Abstract

Poe's “The Man of the Crowd” illustrates the paranoia afflicting London's urban populations in a period of mass immigration and urbanization. As the story begins, the narrator sits in a café observing people walk by. While classifying the mostly degenerate amalgamation of people into a taxonomized catalog, he identifies “a decrepid [sic] old man,” who immediately captures his attention, prompting a daylong pursuit. In the end, the narrator concludes that the man is “the type and genius of deep crime.” Criticism on this story often focuses on this flâneur, but when broadened to include the crowd, a “psychopathic crowd structure” is revealed. Similarly, Vicki Hester and Emily Seger's analysis of Poe's “The Black Cat” suggests that the narrator's behavior is consistent with current forensic research on psychopathy. Yet, for “The Man of the Crowd,” Steven Fink identifies the flâneur as the author's version of the legendary Wandering Jew.

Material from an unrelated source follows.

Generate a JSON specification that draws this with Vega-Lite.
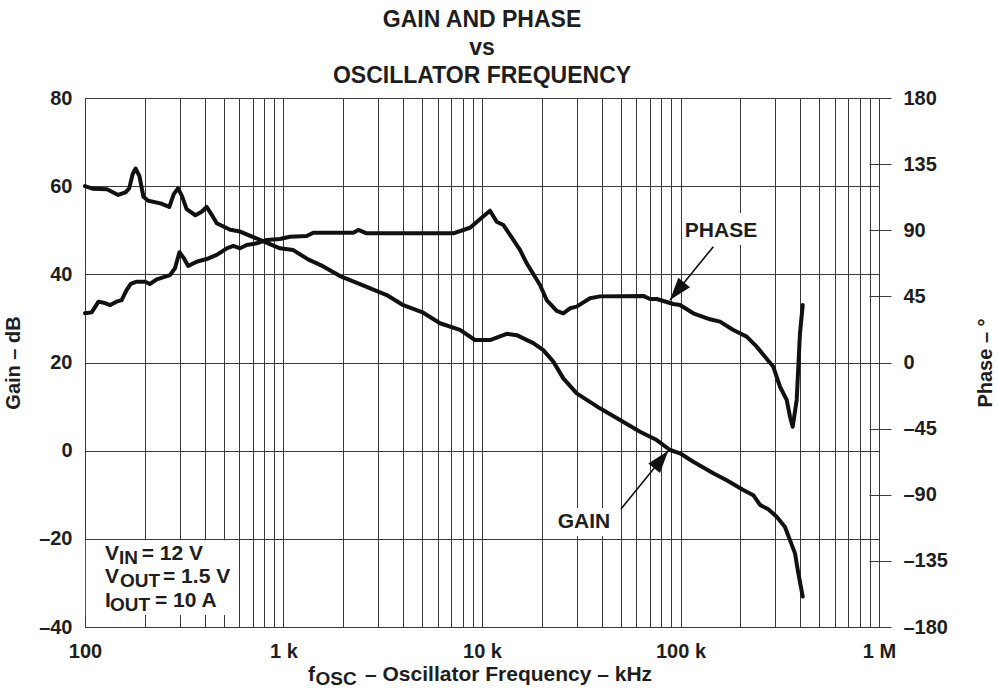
{
  "$schema": "https://vega.github.io/schema/vega-lite/v6.json",
  "width": 794,
  "height": 529,
  "autosize": "none",
  "padding": {"left": 85, "top": 98, "right": 119, "bottom": 62},
  "background": "white",
  "config": {
    "view": {"stroke": "#222", "strokeWidth": 1},
    "font": "Liberation Sans"
  },
  "title": {
    "text": ["GAIN AND PHASE", "vs", "OSCILLATOR FREQUENCY"],
    "font": "Liberation Sans",
    "fontSize": 23,
    "fontWeight": "bold",
    "color": "#1e1e1e",
    "lineHeight": 28,
    "anchor": "middle",
    "frame": "group",
    "offset": 0
  },
  "datasets": {
    "gain": [
      {"f": 100, "g": 60.0}, {"f": 110, "g": 59.4}, {"f": 129, "g": 59.3}, {"f": 147, "g": 58.0},
      {"f": 160, "g": 58.6}, {"f": 167, "g": 59.5}, {"f": 174, "g": 62.8}, {"f": 180, "g": 64.0},
      {"f": 188, "g": 62.3}, {"f": 197, "g": 57.6}, {"f": 208, "g": 56.7}, {"f": 240, "g": 56.1},
      {"f": 266, "g": 55.3}, {"f": 280, "g": 58.2}, {"f": 294, "g": 59.5}, {"f": 307, "g": 57.9},
      {"f": 325, "g": 54.8}, {"f": 360, "g": 53.4}, {"f": 387, "g": 54.2}, {"f": 410, "g": 55.3},
      {"f": 435, "g": 53.5}, {"f": 461, "g": 51.6}, {"f": 538, "g": 50.1}, {"f": 604, "g": 49.7},
      {"f": 761, "g": 47.8}, {"f": 960, "g": 45.9}, {"f": 1120, "g": 45.5}, {"f": 1330, "g": 43.4},
      {"f": 1587, "g": 41.8}, {"f": 1926, "g": 39.6}, {"f": 2429, "g": 37.8}, {"f": 3311, "g": 35.3},
      {"f": 4013, "g": 33.0}, {"f": 5060, "g": 31.3}, {"f": 6143, "g": 28.9}, {"f": 7747, "g": 27.4},
      {"f": 9220, "g": 25.1}, {"f": 10970, "g": 25.1}, {"f": 13320, "g": 26.5}, {"f": 14950, "g": 26.2},
      {"f": 18130, "g": 24.4}, {"f": 20360, "g": 22.8}, {"f": 22870, "g": 20.2}, {"f": 25680, "g": 16.4},
      {"f": 30000, "g": 13.0}, {"f": 39300, "g": 9.6}, {"f": 49580, "g": 6.95}, {"f": 62520, "g": 4.3},
      {"f": 75890, "g": 2.4}, {"f": 88530, "g": 0.15}, {"f": 99430, "g": -0.6}, {"f": 116000, "g": -2.5},
      {"f": 146300, "g": -5.1}, {"f": 170900, "g": -6.7}, {"f": 207200, "g": -8.9}, {"f": 232700, "g": -10.1},
      {"f": 251500, "g": -12.3}, {"f": 276900, "g": -13.3}, {"f": 305200, "g": -15.0}, {"f": 336100, "g": -17.3},
      {"f": 356100, "g": -20.3}, {"f": 377500, "g": -23.3}, {"f": 392200, "g": -27.8}, {"f": 412800, "g": -33.1}
    ],
    "phase": [
      {"f": 100, "p": 33.5}, {"f": 108, "p": 34.1}, {"f": 117, "p": 41.4}, {"f": 124, "p": 40.7},
      {"f": 134, "p": 39.1}, {"f": 144, "p": 41.4}, {"f": 153, "p": 42.5}, {"f": 162, "p": 49.3},
      {"f": 170, "p": 53.5}, {"f": 182, "p": 55.0}, {"f": 201, "p": 55.0}, {"f": 212, "p": 53.4},
      {"f": 230, "p": 56.6}, {"f": 268, "p": 59.5}, {"f": 284, "p": 64.1}, {"f": 299, "p": 75.0},
      {"f": 315, "p": 70.9}, {"f": 331, "p": 65.7}, {"f": 365, "p": 68.6}, {"f": 410, "p": 70.4},
      {"f": 461, "p": 73.2}, {"f": 518, "p": 77.7}, {"f": 559, "p": 79.3}, {"f": 604, "p": 77.7},
      {"f": 653, "p": 80.0}, {"f": 733, "p": 81.1}, {"f": 823, "p": 83.4}, {"f": 960, "p": 84.0},
      {"f": 1078, "p": 85.6}, {"f": 1309, "p": 86.1}, {"f": 1413, "p": 88.3}, {"f": 2247, "p": 88.3},
      {"f": 2381, "p": 90.2}, {"f": 2625, "p": 87.9}, {"f": 7167, "p": 87.9}, {"f": 8700, "p": 91.7},
      {"f": 9965, "p": 98.5}, {"f": 10970, "p": 103.3}, {"f": 11860, "p": 95.8}, {"f": 12800, "p": 93.6},
      {"f": 13840, "p": 86.8}, {"f": 15540, "p": 76.6}, {"f": 16800, "p": 67.5}, {"f": 19600, "p": 52.7},
      {"f": 21180, "p": 42.5}, {"f": 23790, "p": 35.2}, {"f": 25680, "p": 33.5}, {"f": 27750, "p": 36.9},
      {"f": 30000, "p": 38.0}, {"f": 34990, "p": 43.7}, {"f": 39300, "p": 45.0}, {"f": 64960, "p": 45.3},
      {"f": 70200, "p": 43.2}, {"f": 75890, "p": 43.2}, {"f": 91980, "p": 39.8}, {"f": 99430, "p": 39.1},
      {"f": 116000, "p": 33.5}, {"f": 140800, "p": 29.4}, {"f": 158100, "p": 27.8}, {"f": 184500, "p": 22.1},
      {"f": 215500, "p": 17.6}, {"f": 242100, "p": 10.75}, {"f": 293500, "p": -2.9}, {"f": 317200, "p": -16.5},
      {"f": 342800, "p": -25.5}, {"f": 356100, "p": -36.9}, {"f": 367500, "p": -43.7}, {"f": 384900, "p": -25.5},
      {"f": 392200, "p": -2.9}, {"f": 399900, "p": 19.9}, {"f": 412800, "p": 39.1}
    ],
    "boxes": [
      {"f": 101, "f2": 580, "g": -20.3, "g2": -37.3},
      {"f": 23320, "f2": 46780, "g": -13.0, "g2": -19.4},
      {"f": 102900, "f2": 257500, "g": 46.65, "g2": 53.9}
    ],
    "textMain": [
      {"f": 126.1, "g": -24.8, "t": "V"}, {"f": 193.1, "g": -24.8, "t": "= 12 V"},
      {"f": 126.1, "g": -30.0, "t": "V"}, {"f": 247.2, "g": -30.0, "t": "= 1.5 V"},
      {"f": 126.1, "g": -35.5, "t": "I"}, {"f": 225.2, "g": -35.5, "t": "= 10 A"},
      {"f": 1328, "g": -52.3, "t": "f"}, {"f": 2574, "g": -52.3, "t": "– Oscillator Frequency – kHz"}
    ],
    "textSub": [
      {"f": 148.3, "g": -24.8, "t": "IN"}, {"f": 150.1, "g": -30.0, "t": "OUT"},
      {"f": 133.6, "g": -35.5, "t": "OUT"}, {"f": 1450, "g": -52.3, "t": "OSC"}
    ],
    "labels": [
      {"f": 32660, "g": -17.55, "t": "GAIN"}, {"f": 160000, "g": 48.47, "t": "PHASE"}
    ],
    "arrows": [
      {"f": 50150, "g": -13.24, "f2": 86800, "g2": -0.01},
      {"f": 146300, "g": 46.27, "f2": 88530, "g2": 34.18}
    ],
    "headGain": [{"f": 86800, "g": -0.01}],
    "headPhase": [{"f": 88530, "g": 34.18}]
  },
  "encoding": {
    "x": {
      "field": "f", "type": "quantitative",
      "scale": {"type": "log", "domain": [100, 1000000]},
      "axis": {
        "values": [100, 200, 300, 400, 500, 600, 700, 800, 900,
                   1000, 2000, 3000, 4000, 5000, 6000, 7000, 8000, 9000,
                   10000, 20000, 30000, 40000, 50000, 60000, 70000, 80000, 90000,
                   100000, 200000, 300000, 400000, 500000, 600000, 700000, 800000, 900000, 1000000],
        "labelExpr": "datum.value == 100 ? '100' : datum.value == 1000 ? '1 k' : datum.value == 10000 ? '10 k' : datum.value == 100000 ? '100 k' : datum.value == 1000000 ? '1 M' : ''",
        "grid": true, "gridColor": "#3a3a3a", "gridWidth": 1,
        "ticks": false, "domain": false,
        "labelPadding": 14, "labelFont": "Liberation Sans", "labelFontSize": 20,
        "labelFontWeight": "bold", "labelColor": "#1e1e1e",
        "labelOverlap": false, "labelFlush": false, "labelBound": false,
        "title": null
      }
    }
  },
  "layer": [
    {
      "encoding": {
        "y": {
          "field": "g", "type": "quantitative",
          "scale": {"domain": [-40, 80], "nice": false, "zero": false},
          "axis": {
            "values": [-40, -20, 0, 20, 40, 60, 80],
            "labelExpr": "datum.value < 0 ? '–' + abs(datum.value) : '' + datum.value",
            "grid": true, "gridColor": "#3a3a3a", "gridWidth": 1,
            "ticks": false, "domain": false,
            "labelPadding": 13, "labelFont": "Liberation Sans", "labelFontSize": 20,
            "labelFontWeight": "bold", "labelColor": "#1e1e1e",
            "title": "Gain – dB", "titleFont": "Liberation Sans", "titleFontSize": 20,
            "titleFontWeight": "bold", "titleColor": "#1e1e1e", "titlePadding": 15
          }
        }
      },
      "layer": [
        {
          "data": {"name": "boxes"},
          "mark": {"type": "rect", "fill": "white", "stroke": null},
          "encoding": {"x2": {"field": "f2"}, "y2": {"field": "g2"}}
        },
        {
          "data": {"name": "gain"},
          "mark": {"type": "line", "color": "#111", "strokeWidth": 4, "strokeJoin": "round", "strokeCap": "round"}
        },
        {
          "data": {"name": "arrows"},
          "mark": {"type": "rule", "color": "#111", "strokeWidth": 1.6},
          "encoding": {"x2": {"field": "f2"}, "y2": {"field": "g2"}}
        },
        {
          "data": {"name": "headGain"},
          "mark": {"type": "point", "shape": "M0,0L-0.5,1.5L0.5,1.5Z", "filled": true, "color": "#111", "opacity": 1, "size": 900, "angle": 39}
        },
        {
          "data": {"name": "headPhase"},
          "mark": {"type": "point", "shape": "M0,0L-0.5,1.5L0.5,1.5Z", "filled": true, "color": "#111", "opacity": 1, "size": 900, "angle": 219}
        },
        {
          "data": {"name": "textMain"},
          "mark": {"type": "text", "align": "left", "baseline": "alphabetic", "font": "Liberation Sans", "fontSize": 21, "fontWeight": "bold", "color": "#1e1e1e"},
          "encoding": {"text": {"field": "t"}}
        },
        {
          "data": {"name": "textSub"},
          "mark": {"type": "text", "align": "left", "baseline": "alphabetic", "dy": 4, "font": "Liberation Sans", "fontSize": 19, "fontWeight": "bold", "color": "#1e1e1e"},
          "encoding": {"text": {"field": "t"}}
        },
        {
          "data": {"name": "labels"},
          "mark": {"type": "text", "align": "center", "baseline": "alphabetic", "font": "Liberation Sans", "fontSize": 21, "fontWeight": "bold", "color": "#1e1e1e"},
          "encoding": {"text": {"field": "t"}}
        }
      ]
    },
    {
      "data": {"name": "phase"},
      "mark": {"type": "line", "color": "#111", "strokeWidth": 4, "strokeJoin": "round", "strokeCap": "round"},
      "encoding": {
        "y": {
          "field": "p", "type": "quantitative",
          "scale": {"domain": [-180, 180], "nice": false, "zero": false},
          "axis": {
            "orient": "right",
            "values": [-180, -135, -90, -45, 0, 45, 90, 135, 180],
            "labelExpr": "datum.value < 0 ? '–' + abs(datum.value) : '' + datum.value",
            "grid": false, "domain": false,
            "ticks": true, "tickSize": 22, "tickColor": "#3a3a3a", "tickWidth": 1,
            "offset": -10,
            "labelPadding": 12, "labelFont": "Liberation Sans", "labelFontSize": 20,
            "labelFontWeight": "bold", "labelColor": "#1e1e1e",
            "title": "Phase – °", "titleFont": "Liberation Sans", "titleFontSize": 20,
            "titleFontWeight": "bold", "titleColor": "#1e1e1e", "titleAngle": 270, "titlePadding": 48
          }
        }
      }
    }
  ],
  "resolve": {"scale": {"y": "independent"}}
}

However, when readers juxtapose the evolutionary history of psychopathy from the nineteenth century to today, alongside the political and social conditions of the nineteenth-century crowd, the paranoia and fear embedded in modern city life reveals otherwise. A breeding ground of mass suspicion between individuals—beyond the narrator and old man—is a psychopathic crowd structure in which everyone is “a man of the crowd.” And despite psychology's rapid evolution in the past century, the psychopath in our world remains nearly as elusive as in Poe's.